PROBLEM TO SOLVE:
Work through the data and report how many lines include the string "this", giving the number alone.

DATA TO PROCESS:
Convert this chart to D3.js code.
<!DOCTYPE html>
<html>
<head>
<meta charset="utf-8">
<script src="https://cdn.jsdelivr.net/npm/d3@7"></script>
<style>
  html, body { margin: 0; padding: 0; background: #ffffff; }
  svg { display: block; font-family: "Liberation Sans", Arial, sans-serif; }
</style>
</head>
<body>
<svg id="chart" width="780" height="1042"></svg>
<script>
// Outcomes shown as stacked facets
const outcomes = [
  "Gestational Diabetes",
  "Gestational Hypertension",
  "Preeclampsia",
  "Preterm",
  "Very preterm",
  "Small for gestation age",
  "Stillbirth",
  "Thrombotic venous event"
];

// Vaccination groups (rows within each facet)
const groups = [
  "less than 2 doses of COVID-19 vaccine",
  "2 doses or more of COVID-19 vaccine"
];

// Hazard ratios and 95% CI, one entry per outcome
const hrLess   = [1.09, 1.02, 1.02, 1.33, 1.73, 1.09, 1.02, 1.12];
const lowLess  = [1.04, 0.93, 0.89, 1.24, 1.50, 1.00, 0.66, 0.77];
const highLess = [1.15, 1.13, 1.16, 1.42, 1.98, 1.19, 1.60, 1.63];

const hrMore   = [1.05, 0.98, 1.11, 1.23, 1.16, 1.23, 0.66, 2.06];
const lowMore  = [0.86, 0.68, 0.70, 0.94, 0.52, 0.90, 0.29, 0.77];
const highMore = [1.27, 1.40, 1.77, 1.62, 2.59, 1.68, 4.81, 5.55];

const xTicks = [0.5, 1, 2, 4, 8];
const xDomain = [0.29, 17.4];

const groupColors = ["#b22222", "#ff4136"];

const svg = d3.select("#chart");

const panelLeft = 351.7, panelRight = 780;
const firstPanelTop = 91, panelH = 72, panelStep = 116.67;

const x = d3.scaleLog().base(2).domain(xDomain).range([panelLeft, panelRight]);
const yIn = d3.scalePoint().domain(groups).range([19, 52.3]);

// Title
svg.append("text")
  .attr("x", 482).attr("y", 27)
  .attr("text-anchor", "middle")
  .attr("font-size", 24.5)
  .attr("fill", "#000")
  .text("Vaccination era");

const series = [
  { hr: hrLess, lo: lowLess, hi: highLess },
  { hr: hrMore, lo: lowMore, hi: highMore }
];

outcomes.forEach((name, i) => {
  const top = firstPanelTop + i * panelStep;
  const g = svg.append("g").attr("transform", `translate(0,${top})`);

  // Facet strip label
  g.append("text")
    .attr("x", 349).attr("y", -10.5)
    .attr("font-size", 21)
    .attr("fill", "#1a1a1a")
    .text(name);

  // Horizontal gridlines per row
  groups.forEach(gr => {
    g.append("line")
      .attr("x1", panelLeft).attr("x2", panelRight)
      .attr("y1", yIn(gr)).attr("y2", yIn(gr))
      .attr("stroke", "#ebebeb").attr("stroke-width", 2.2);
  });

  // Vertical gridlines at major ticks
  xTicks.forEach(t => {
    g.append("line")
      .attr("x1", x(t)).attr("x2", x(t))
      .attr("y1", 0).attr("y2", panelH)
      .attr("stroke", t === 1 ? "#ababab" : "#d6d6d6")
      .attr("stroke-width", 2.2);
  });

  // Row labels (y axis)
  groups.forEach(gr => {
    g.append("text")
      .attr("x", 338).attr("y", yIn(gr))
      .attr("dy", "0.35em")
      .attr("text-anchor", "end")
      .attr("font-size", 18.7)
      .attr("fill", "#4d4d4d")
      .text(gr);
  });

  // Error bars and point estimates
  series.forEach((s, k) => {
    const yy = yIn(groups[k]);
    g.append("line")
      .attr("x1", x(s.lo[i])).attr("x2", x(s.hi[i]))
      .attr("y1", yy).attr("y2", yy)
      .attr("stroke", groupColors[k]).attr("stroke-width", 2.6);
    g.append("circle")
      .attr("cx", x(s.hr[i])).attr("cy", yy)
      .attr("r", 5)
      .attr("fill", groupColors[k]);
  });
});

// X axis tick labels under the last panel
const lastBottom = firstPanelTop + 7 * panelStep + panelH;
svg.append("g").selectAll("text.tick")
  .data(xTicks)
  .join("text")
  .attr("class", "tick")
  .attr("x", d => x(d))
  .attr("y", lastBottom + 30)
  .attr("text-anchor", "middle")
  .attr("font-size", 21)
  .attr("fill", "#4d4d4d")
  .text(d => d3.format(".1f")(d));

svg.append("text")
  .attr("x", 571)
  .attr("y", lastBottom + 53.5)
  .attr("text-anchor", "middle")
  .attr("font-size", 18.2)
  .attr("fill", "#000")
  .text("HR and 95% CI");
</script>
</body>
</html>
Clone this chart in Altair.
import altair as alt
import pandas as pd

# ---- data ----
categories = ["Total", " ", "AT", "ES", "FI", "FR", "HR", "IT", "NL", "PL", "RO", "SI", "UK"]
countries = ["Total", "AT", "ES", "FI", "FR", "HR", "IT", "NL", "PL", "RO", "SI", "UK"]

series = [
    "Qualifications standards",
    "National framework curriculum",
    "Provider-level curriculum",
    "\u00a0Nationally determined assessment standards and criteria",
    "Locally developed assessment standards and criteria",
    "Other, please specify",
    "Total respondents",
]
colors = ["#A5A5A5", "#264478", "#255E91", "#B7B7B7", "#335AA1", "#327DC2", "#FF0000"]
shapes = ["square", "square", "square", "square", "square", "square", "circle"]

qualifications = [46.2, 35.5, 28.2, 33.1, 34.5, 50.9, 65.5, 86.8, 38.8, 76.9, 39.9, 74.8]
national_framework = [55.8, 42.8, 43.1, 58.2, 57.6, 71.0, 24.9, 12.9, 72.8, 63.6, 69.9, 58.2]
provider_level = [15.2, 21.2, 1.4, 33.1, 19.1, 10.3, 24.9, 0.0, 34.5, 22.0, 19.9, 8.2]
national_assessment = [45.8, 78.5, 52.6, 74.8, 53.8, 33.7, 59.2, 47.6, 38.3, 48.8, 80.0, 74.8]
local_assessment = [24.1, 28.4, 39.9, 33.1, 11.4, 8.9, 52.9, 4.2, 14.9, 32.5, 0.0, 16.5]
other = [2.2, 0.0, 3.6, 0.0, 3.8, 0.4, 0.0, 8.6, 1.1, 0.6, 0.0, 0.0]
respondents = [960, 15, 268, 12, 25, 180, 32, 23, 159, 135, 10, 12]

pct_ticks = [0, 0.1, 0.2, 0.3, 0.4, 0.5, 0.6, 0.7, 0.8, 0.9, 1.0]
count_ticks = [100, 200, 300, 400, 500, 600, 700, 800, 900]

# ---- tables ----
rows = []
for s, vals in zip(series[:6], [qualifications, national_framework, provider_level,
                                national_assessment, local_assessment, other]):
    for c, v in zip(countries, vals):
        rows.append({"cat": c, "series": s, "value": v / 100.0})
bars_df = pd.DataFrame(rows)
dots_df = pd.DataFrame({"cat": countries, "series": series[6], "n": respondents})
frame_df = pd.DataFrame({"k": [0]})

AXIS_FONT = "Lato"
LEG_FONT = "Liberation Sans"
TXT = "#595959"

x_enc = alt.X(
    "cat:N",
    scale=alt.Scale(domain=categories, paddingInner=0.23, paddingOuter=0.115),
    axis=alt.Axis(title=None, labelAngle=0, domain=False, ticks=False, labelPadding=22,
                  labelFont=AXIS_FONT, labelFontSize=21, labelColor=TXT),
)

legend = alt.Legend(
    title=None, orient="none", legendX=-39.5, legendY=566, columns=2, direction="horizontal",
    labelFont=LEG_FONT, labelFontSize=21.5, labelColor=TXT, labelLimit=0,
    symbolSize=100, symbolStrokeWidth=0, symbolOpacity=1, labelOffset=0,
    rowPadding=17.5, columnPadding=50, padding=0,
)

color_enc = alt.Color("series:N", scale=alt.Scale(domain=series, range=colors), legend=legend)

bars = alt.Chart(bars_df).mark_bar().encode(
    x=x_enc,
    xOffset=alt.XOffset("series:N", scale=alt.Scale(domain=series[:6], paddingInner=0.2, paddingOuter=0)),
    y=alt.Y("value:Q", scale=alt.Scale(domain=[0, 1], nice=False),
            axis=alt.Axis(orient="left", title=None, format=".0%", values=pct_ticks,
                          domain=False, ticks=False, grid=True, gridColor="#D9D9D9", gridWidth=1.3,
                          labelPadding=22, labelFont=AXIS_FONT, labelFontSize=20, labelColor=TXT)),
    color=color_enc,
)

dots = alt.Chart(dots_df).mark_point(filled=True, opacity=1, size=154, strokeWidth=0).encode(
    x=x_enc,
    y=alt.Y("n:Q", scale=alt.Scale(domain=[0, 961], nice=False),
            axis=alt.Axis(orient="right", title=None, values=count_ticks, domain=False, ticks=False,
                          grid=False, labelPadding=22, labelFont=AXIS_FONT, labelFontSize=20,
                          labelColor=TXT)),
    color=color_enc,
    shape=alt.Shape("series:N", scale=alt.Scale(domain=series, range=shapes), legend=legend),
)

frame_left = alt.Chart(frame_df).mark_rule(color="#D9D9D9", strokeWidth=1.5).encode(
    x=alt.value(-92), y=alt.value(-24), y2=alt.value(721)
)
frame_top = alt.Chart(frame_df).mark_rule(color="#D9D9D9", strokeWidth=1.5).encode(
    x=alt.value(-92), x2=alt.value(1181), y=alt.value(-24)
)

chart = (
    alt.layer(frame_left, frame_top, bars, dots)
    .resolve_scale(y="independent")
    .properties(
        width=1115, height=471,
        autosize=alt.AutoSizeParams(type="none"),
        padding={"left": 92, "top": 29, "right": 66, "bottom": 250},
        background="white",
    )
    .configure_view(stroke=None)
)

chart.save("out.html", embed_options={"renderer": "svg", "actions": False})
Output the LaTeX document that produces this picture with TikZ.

TASK RESULT:
3